When working with data in Python, Pandas is an indispensable library that provides numerous functionalities for data manipulation and analysis. One of the functions that Pandas offers for statistical analysis is the std() method, applied to a DataFrame. This method calculates the standard deviation of the DataFrame's elements.

What is Standard Deviation?

link to this section

Before diving into the technicalities of the std() method, it's essential to understand what standard deviation is. In statistics, the standard deviation is a measure of the amount of variation or dispersion of a set of values. A low standard deviation indicates that the values tend to be close to the mean of the set, while a high standard deviation indicates that the values are spread out over a wider range.

Using the std() Method in Pandas

link to this section

The std() method in Pandas calculates the standard deviation of the elements along a specified axis (rows or columns).

Syntax

DataFrame.std(axis=None, skipna=None, level=None, ddof=1, numeric_only=None, **kwargs) 
  • axis : {0 or ‘index’, 1 or ‘columns’}, default 0. If 0 or ‘index’, compute the standard deviation in each column. If 1 or ‘columns’, compute the standard deviation in each row.
  • skipna : Exclude NA/null values. If an entire row/column is NA, the result will be NA.
  • level : If the axis is a MultiIndex (hierarchical), count along a particular level, collapsing into a scalar.
  • ddof : Delta Degrees of Freedom. The divisor used in calculations is N - ddof, where N represents the number of elements. By default ddof is 1.
  • numeric_only : Include only float, int, boolean columns. If None, will attempt to use everything, then use only numeric data.
  • **kwargs : Additional keyword arguments to be passed to the function.

Calculating Standard Deviation of a DataFrame

Let’s consider a simple example to understand how the std() method works.

import pandas as pd 
    
# Creating a sample DataFrame 
data = {'Math': [88, 89, 92, 85, 90], 'English': [78, 85, 80, 90, 85], 'History': [85, 80, 89, 92, 88]} 

df = pd.DataFrame(data) 

# Calculating standard deviation for each subject 
std_dev = df.std() 
print(std_dev) 

Handling Missing Values

If there are missing values in your DataFrame, the std() method will skip them by default. However, you can control this behavior using the skipna parameter.

# Adding a row with a missing value 
df.loc[5] = [92, None, 89] 

# Calculating standard deviation, skipping missing values 
std_dev_skipna = df.std(skipna=True) 
print(std_dev_skipna) 

# Calculating standard deviation, including missing values 
std_dev_no_skipna = df.std(skipna=False) 
print(std_dev_no_skipna) 

Specifying the Degrees of Freedom

The ddof parameter allows you to specify the degrees of freedom. The standard deviation is calculated as the square root of the variance, and the variance is calculated with a denominator of (N - ddof), where N is the number of elements. By default, Pandas sets ddof to 1, which is the formula for sample standard deviation.

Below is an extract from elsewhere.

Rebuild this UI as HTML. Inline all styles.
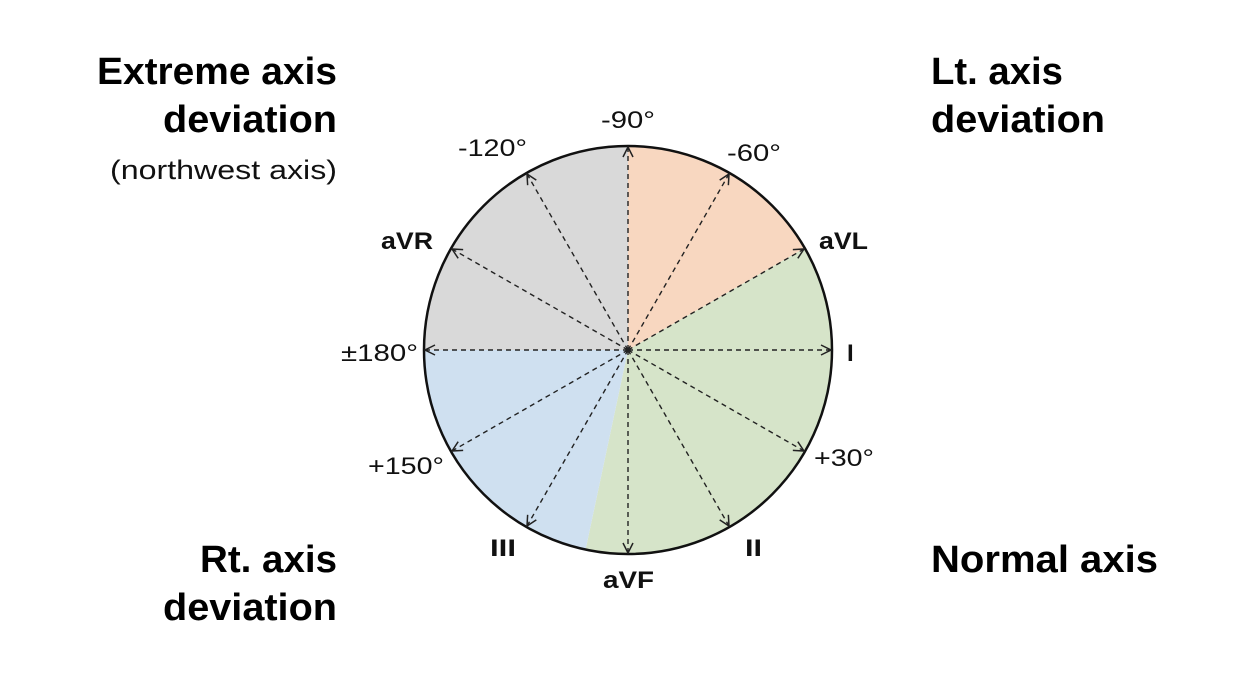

# Calculating standard deviation with different degrees of freedom 
std_dev_ddof_0 = df.std(ddof=0) 
print(std_dev_ddof_0) 

Selecting Data Types

The numeric_only parameter allows you to specify whether to include only numeric data types in the calculations.

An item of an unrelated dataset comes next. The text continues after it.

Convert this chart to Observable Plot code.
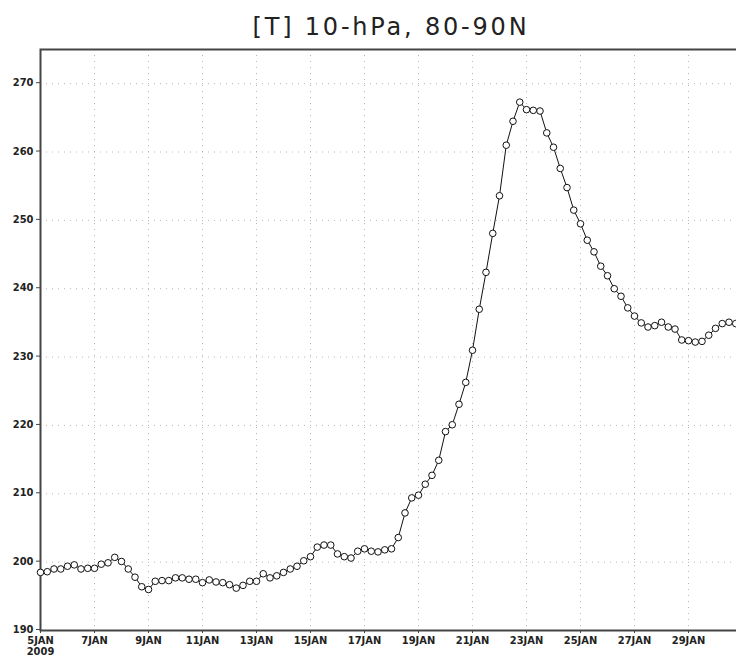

# Calculating standard deviation for numeric data types only 
std_dev_numeric_only = df.std(numeric_only=True) 
print(std_dev_numeric_only) 

Conclusion

link to this section

The std() method in Pandas is a powerful tool for statistical analysis, providing insights into the spread and variability of your data. Understanding how to effectively use this function, along with its parameters, can significantly enhance your data analysis capabilities in Python.